Giggle. Like an idiot. Say: "Oh, Hi, Hun."

Hilda turns to look at you with a what's-with-you look on her face. Shrug your shoulders.

"Can you meet me for lunch?"

Say: "Meet? I'm sorry, I don't eat meat."

"Cute, you're cute," he says, not laughing, and at lunch he gives you his tomatoes.

Drink two huge glasses of wine and smile at all his office and mother-in-law stories. It makes his eyes sparkle and crinkle at the corners, his face pleased and shining. When the waitress clears the plates away, there is a silence where the two of you look down then back up again.

"You get more beautiful every day," he says to you, as you hold your wine glass over your nose, burgundy rushing down your throat. Put your glass down. Redden. Smile. Fiddle with your Phi Beta Kappa key.
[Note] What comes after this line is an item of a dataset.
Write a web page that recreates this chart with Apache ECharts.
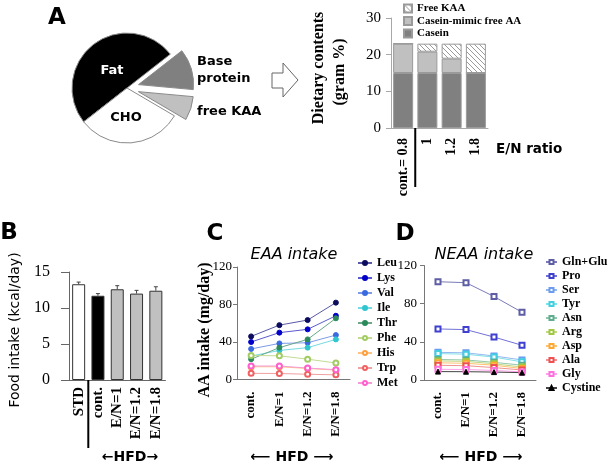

When you get up to leave, take deep breaths. In front of the restaurant, where you will stride off in different directions, don't give him a kiss in the noontime throng. Patricia's office is nearby and she likes to go to the bank right around now; his back will stiffen and his eyes dart around like a crazy person's. Instead, do a quick shuffle-ball-chain like you saw Barbra Streisand do in a movie once. Wave gigantically and say: "Till we eat again."

In your office building the elevator is slow and packed and you forget to get off at the tenth floor and have to ride all the way back down again from the nineteenth. Five minutes after you arrive dizzily back at your desk, the phone rings.